Милка глубоко вздохнула, чтоб не сказать все, что ей хотелось сказать по этому поводу. Она еще продолжала любить примитивных провинциалов самой жалостливой любовью из всех возможных любовей на земле, и то состояние превосходства, которое росло и росло в ней, диктовало не грубый крик и насмешку, а королевскую снисходительность и участие в судьбах народов неразвитых, темных и слабых.
– Идемте, дети мои! – сказала она со всей нечеловеческой мягкостью.
Она поставила их перед японской системой, уверенная: если уж не искусство, то техника взорвет этого бедно-примитивно воспитанного мальчика.
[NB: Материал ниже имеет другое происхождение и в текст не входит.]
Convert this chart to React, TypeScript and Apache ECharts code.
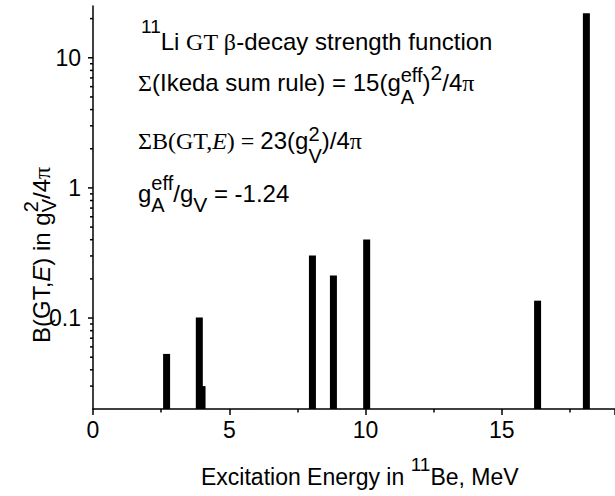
import React, { useEffect, useRef } from 'react';
import * as echarts from 'echarts';

// ---- data ----
const energies = [2.7, 3.9, 4.0, 8.05, 8.82, 10.04, 16.31, 18.1];
const strengths = [0.053, 0.101, 0.03, 0.303, 0.212, 0.401, 0.136, 22.0];
const xTickValues = [0, 5, 10, 15];
const xTickLabels = ['0', '5', '10', '15'];
const yMajorTicks = [0.1, 1, 10];
const yTickLabels = ['0.1', '1', '10'];
const yMinorTicks = [
  0.03, 0.04, 0.05, 0.06, 0.07, 0.08, 0.09,
  0.2, 0.3, 0.4, 0.5, 0.6, 0.7, 0.8, 0.9,
  2, 3, 4, 5, 6, 7, 8, 9, 20,
];
const xMin = 0;
const xMax = 19.15;
const yMin = 0.02;
const yMax = 25;

const FS = "'Liberation Sans', Arial, sans-serif";
const FT = "'Liberation Serif', 'Times New Roman', serif";

type Run = {
  t?: string;
  f?: string;
  s?: number;
  i?: boolean;
  dy?: number;
  sup?: string;
  sub?: string;
  ss?: number;
  supDy?: number;
  subDy?: number;
};

function makeText(x: number, base: number, t: string, f: string, s: number, i?: boolean) {
  return {
    type: 'text',
    x,
    y: base - 0.35 * s,
    silent: true,
    style: {
      text: t,
      fontFamily: f,
      fontSize: s,
      fontStyle: i ? 'italic' : 'normal',
      fill: '#000',
      align: 'left',
      verticalAlign: 'middle',
    },
  };
}

function layoutRuns(ctx: CanvasRenderingContext2D, x0: number, base: number, runs: Run[], defSize: number) {
  const out: any[] = [];
  let x = x0;
  const meas = (t: string, f: string, s: number, i?: boolean) => {
    ctx.font = `${i ? 'italic ' : ''}${s}px ${f}`;
    return ctx.measureText(t).width;
  };
  for (const r of runs) {
    if (r.t !== undefined) {
      const f = r.f || FS;
      const s = r.s || defSize;
      out.push(makeText(x, base + (r.dy || 0), r.t, f, s, r.i));
      x += meas(r.t, f, s, r.i);
    } else {
      const f = r.f || FS;
      const s = r.ss || 20;
      let w = 0;
      if (r.sup) {
        out.push(makeText(x, base + (r.supDy || 0), r.sup, f, s));
        w = Math.max(w, meas(r.sup, f, s));
      }
      if (r.sub) {
        out.push(makeText(x, base + (r.subDy || 0), r.sub, f, s));
        w = Math.max(w, meas(r.sub, f, s));
      }
      x += w;
    }
  }
  return out;
}

export default function App() {
  const ref = useRef<HTMLDivElement>(null);
  useEffect(() => {
    if (!ref.current) return;
    document.body.style.margin = '0';
    const chart = echarts.init(ref.current, null, { renderer: 'svg' });
    const canvas = document.createElement('canvas');
    const ctx = canvas.getContext('2d') as CanvasRenderingContext2D;

    const graphics: any[] = [];
    // line 1
    graphics.push(
      ...layoutRuns(ctx, 141, 50, [
        { t: '11', s: 19, dy: -17 },
        { t: 'Li ', f: FS },
        { t: 'GT β', f: FT },
        { t: '-decay strength function', f: FS },
      ], 24)
    );
    // line 2
    graphics.push(
      ...layoutRuns(ctx, 138, 91, [
        { t: 'Σ', f: FT },
        { t: '(Ikeda sum rule) = 15(g', f: FS },
        { sup: 'eff', sub: 'A', ss: 20, supDy: -9, subDy: 13 },
        { t: ')', f: FS },
        { t: '2', s: 21, dy: -11 },
        { t: '/4', f: FS },
        { t: 'π', f: FT },
      ], 24)
    );
    // line 3
    graphics.push(
      ...layoutRuns(ctx, 138, 149, [
        { t: 'ΣB(GT,', f: FT },
        { t: 'E', f: FT, i: true },
        { t: ') = ', f: FT },
        { t: '23(g', f: FS },
        { sup: '2', sub: 'V', ss: 20, supDy: -8, subDy: 14 },
        { t: ')/4', f: FS },
        { t: 'π', f: FT },
      ], 24)
    );
    // line 4
    graphics.push(
      ...layoutRuns(ctx, 138, 202, [
        { t: 'g', f: FS },
        { sup: 'eff', sub: 'A', ss: 20, supDy: -12, subDy: 10 },
        { t: '/g', f: FS },
        { t: 'V', s: 21, dy: 10 },
        { t: ' = -1.24', f: FS },
      ], 24)
    );
    // x axis title
    graphics.push(
      ...layoutRuns(ctx, 201, 485, [
        { t: 'Excitation Energy in ' },
        { t: '11', s: 19, dy: -14 },
        { t: 'Be, MeV' },
      ], 23)
    );
    // y axis title (rotated)
    graphics.push({
      type: 'group',
      x: 0,
      y: 343,
      rotation: Math.PI / 2,
      children: layoutRuns(ctx, 0, 50, [
        { t: 'B(GT,' },
        { t: 'E', i: true },
        { t: ') in g' },
        { sup: '2', sub: 'V', ss: 20, supDy: -12, subDy: 6 },
        { t: '/4' },
        { t: 'π', f: FT },
      ], 24),
    });

    const barData = energies.map((e, k) => [e, strengths[k]]);

    chart.setOption({
      animation: false,
      backgroundColor: '#fff',
      grid: { left: 93, right: 0, top: 6, bottom: 87, outerBoundsMode: 'none' },
      xAxis: {
        type: 'value',
        min: xMin,
        max: xMax,
        interval: 5,
        axisLine: { onZero: false, lineStyle: { color: '#000', width: 1.5 } },
        axisTick: { length: 6, lineStyle: { color: '#000', width: 1.5 } },
        minorTick: { show: true, splitNumber: 2, length: 3.5, lineStyle: { color: '#000', width: 1.5 } },
        axisLabel: {
          color: '#000',
          fontSize: 23,
          fontFamily: FS,
          margin: 9,
          formatter: (v: number) => {
            const k = xTickValues.findIndex((t) => Math.abs(t - v) < 1e-9);
            return k >= 0 ? xTickLabels[k] : '';
          },
        },
        splitLine: { show: false },
        minorSplitLine: { show: false },
      },
      yAxis: {
        type: 'log',
        logBase: 10,
        min: yMin,
        max: yMax,
        axisLine: { show: true, onZero: false, lineStyle: { color: '#000', width: 1.5 } },
        axisTick: { show: false },
        minorTick: { show: false },
        axisLabel: {
          color: '#000',
          fontSize: 23,
          fontFamily: FS,
          margin: 12,
          formatter: (v: number) => {
            const k = yMajorTicks.findIndex((t) => Math.abs(t - v) / t < 1e-6);
            return k >= 0 ? yTickLabels[k] : '';
          },
        },
        splitLine: { show: false },
      },
      series: [
        {
          type: 'custom',
          data: barData,
          encode: { x: 0, y: 1 },
          renderItem: (params: any, api: any) => {
            const x = api.value(0);
            const v = api.value(1);
            const top = api.coord([x, v]);
            const base = api.coord([x, yMin]);
            const w = 7;
            return {
              type: 'rect',
              shape: { x: top[0] - w / 2, y: top[1], width: w, height: base[1] - top[1] },
              style: { fill: '#000' },
            };
          },
        },
        {
          type: 'custom',
          data: yMajorTicks.map((v) => [xMin, v]),
          encode: { x: 0, y: 1 },
          silent: true,
          renderItem: (params: any, api: any) => {
            const p = api.coord([api.value(0), api.value(1)]);
            return {
              type: 'line',
              shape: { x1: p[0] - 5, y1: p[1], x2: p[0], y2: p[1] },
              style: { stroke: '#000', lineWidth: 1.5 },
            };
          },
        },
        {
          type: 'custom',
          data: yMinorTicks.map((v) => [xMin, v]),
          encode: { x: 0, y: 1 },
          silent: true,
          renderItem: (params: any, api: any) => {
            const p = api.coord([api.value(0), api.value(1)]);
            return {
              type: 'line',
              shape: { x1: p[0] - 3, y1: p[1], x2: p[0], y2: p[1] },
              style: { stroke: '#000', lineWidth: 1.5 },
            };
          },
        },
      ],
      graphic: graphics,
    });
    return () => chart.dispose();
  }, []);
  return <div ref={ref} style={{ width: 615, height: 496 }} />;
}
Кто же ходит в таких невообразимо широких штанах? Если бы хоть один из их школы пришел в подобных собирать макулатуру, его бы изъязвили так, что родителям не хватило бы зарплаты вылечить его, бедолагу. Похожий случай у них уже был. Мальчик загремел в больницу. К ним в класс приходил господинчик и поповским голосом учил их быть добрыми. Оказалось, врач-психиатр. Они чуть не лопнули от смеха… Ведь стоило купить парню нормальные джинсы – и он выздоровел. При чем здесь доброта? Джинсы или есть, или их нет.
– Ну? – спросила Павлика Милка, поставив его перед системой. – Этим ты тоже не горишь?
– Горит! Горит! – запричитала Машка, каким-то непостижимым чувством сообразившая, что надо бы ее Павлику восхититься всеми этими роскошными машинами. Машка даже подумала: полагается повосхищаться чем-нибудь у Милки… Хотя бы из вежливости. Они все-таки в гостях.
Система была что надо, и Павлик это оценил. Они сидели в мягких, круглых, как шары, креслах и все испытывали разное. Машка – щенячий восторг от всего, что ее окружало, Павлик – смущение и подавленность всем, что его окружало, а Милка – неудовлетворение, ибо сияние Машки хоть и приятно, но не главное. Главным был этот непонятный мальчик, который, как оказалось, принес к ней в комнату ту самую, открытую ею банку с крабами. Принес и поставил на стол, будто про рис и майонез ему ничего сказано не было.
– Или возьми обратно, или я выброшу в мусоропровод, – заявила она ему.
– Это твое дело, – ответил Павлик.
Ерунда все это – крабы, икра… Конечно, дефицит и все такое прочее, но у них в семье принято и к дефициту относиться как к вещам простым и распространенным. «Не делать культа!» А этот делает культ из жестяной банки. Она брезгливо взяла ее за отогнутую крышечку и понесла на кухню. Там она как можно громче стукнула дверцей мусоропровода, вернулась, села в кресло и посмотрела на своих гостей. Они молчали.
– Они бы все равно пропали. Жара. Открытые… – дала Милка несвойственное для себя самой разъяснение.
– Это было глупо, – сказал Павлик.
– Не надо делать из еды культа, – небрежно бросила Милка, чтобы оставить все-таки за собой последнее слово. На самом же деле ей уже хотелось уйти от этих проклятых крабов подальше…
– А что такое культ, по-твоему? – засмеялся Павлик. – Объясни!
– Культ? – Милка брезгливо сморщилась. – Культ личности. Культ тела… Культ еды…
– И прочие культяпки, – перебил ее Павлик. – Скажи лучше, что близко отсюда, чтоб посмотреть…
– Тебе, конечно, нужны музеи, – ответила Милка. – У тебя, конечно, культ музеев…
– Хватит, а? – миролюбиво сказал Павлик. – Я серый, темный, убогий… Так что же ближе?
Милка задумалась. Дело в том, что она уже побывала в Лувре и Дрезденской галерее. В Лувре – ей тогда было семь лет – она очень куда-то захотела. Бабушка сводила ее куда надо, а возвращаться в залы Милка не пожелала. Уперлась, закапризничала. И из-за нее бабушка так и не видела Мону Лизу.